20 Nisan 2015 Pazartesi

Nostalcik

Geçtiğimiz hafta sonu anılar kuşağı gibi geçti. Bir lise arkadaşımızın evlenmesi sebebiyle bir nevi "lise buluşması" yaşadık. Öncelikle kendisini evlendiği için tebrik ediyor sonra da teşekkürlerimi iletiyorum. Kalpten. Böyle bir buluşmaya vesile olduğu için.

Tamam gerçekçi olalım, hayat artık eskisi gibi değil. Feysbuk diye bir şey var, herkesten bir şekilde haberdar oluyorsun ama, eksikler olsa da, o kadar insanı kanlı canlı bir şekilde bir arada görmek güzeldi.

Önce havadisler: sanırım benim lise arkadaşlarım, ama kız olanlar, birer vampirmiş. 19 sene oldu biz liseden mezun olalı, hepsi aynı kalır mı? Kalmış. Laf aramızda daha da gzelleşenler bile var. Ben de aynı kalmışım, öyle dediler, güzelleşme konusunda kimse bir şey demedi ama.

Erkeklere gelecek olursak, hepsiiiii çooook, nasıl anlatsam, karizmatik desem anladınız siz onu. Neyse, yakışıklı arkadaşlarıma selam olsun. Vampir olmayabilirler ama insan önce insan olmalı nihayetinde.

Böyle çevremden duyuyorum, insanlar lise buluşmalarına Oscar törenlerine hazırlanır gibi hazırlanıyor. Adeta kampa giriyorlar. Ne gereksiz. Bizim okul orta ve lise bir arada olanlardandı, yani ilkokulu bitirir bitirmez bir arada okumaya başladık, ki bu grubun içinde ilkokulu da beraber okuyanların sayısı hiç az değil.

Derdim ilkokul değil de, asıl sonrasını kastediyorum.

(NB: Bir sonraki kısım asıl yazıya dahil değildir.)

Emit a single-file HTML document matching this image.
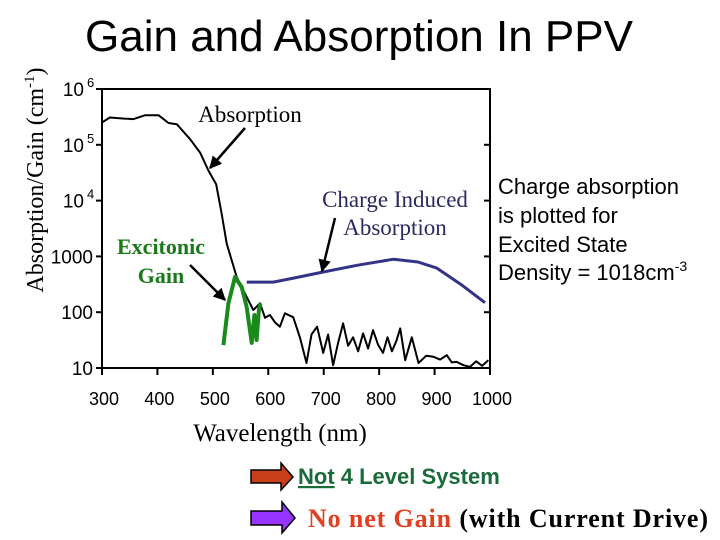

Eğri oturup doğru konuşalım, bizler ergenlik dönemini bir arada geçirmiş insanlarız. Çirkin ördek yavrusundan kuğuya dönüşme aşamalarımızın her gününü beraber geçirdik. Şimdi görünüşünü değiştirsen de insanların hafızasını nasıl sileceksin. Numara çekmeye, artizlik yapmaya gerek yok yani, rahat olmak lazım.

Bütün hafta sonu masadaki herkesi tek tek düşündüm, herkesle güzel anılarımı bir bir hatırladım. En çok güldüğümüz, kıkırdadığımız, birbirimizi desteklediğimiz her şeyi tek tek anımsadım. Yıllar sonra bakınca her şeyi toz pembe görme eğilimli oluyoruz. Kötü anılar hiç yok muydu peki? Muhakkak vardır, olmaz mı, ama hiç biri aklıma gelmedi. Onlar tarihin tozlu sayfalarında yitip gitmişler, beter olsunlar. Sadece benim değil, herkesinki öyle olmuş ki herkes aynı şekilde neşeliydi. Ya da efendi çocuklar, terbiyelerinden unutmuş gibi davrandılar. İkisi de bana uyar.

Herkesin lise anıları komiktir, bizimkiler de kimseninkilerden aşağı kalacak değil elbet. İki gün boyunca, sanki her şey dün olmuş gibi anlattık güldük, güldük anlattık. Eşler tanıştırıldı, çocuklar kaynaştırıldı.

Pazar akşama doğru arkadaşlardan biri durumu çok güzel ifade etti: "Tatilin son gününü yaşıyor gibiyim, hem tadını çıkara çıkara geçirmek istiyorum bugünü hem de bitmesin diye zamanı durdurmak"

Güzel anıları yad etmek, herkesi mutlu görmek bana çok iyi geldi. Umarım en kısa zamanda yeni anılarımızı biriktirmeye başlarız.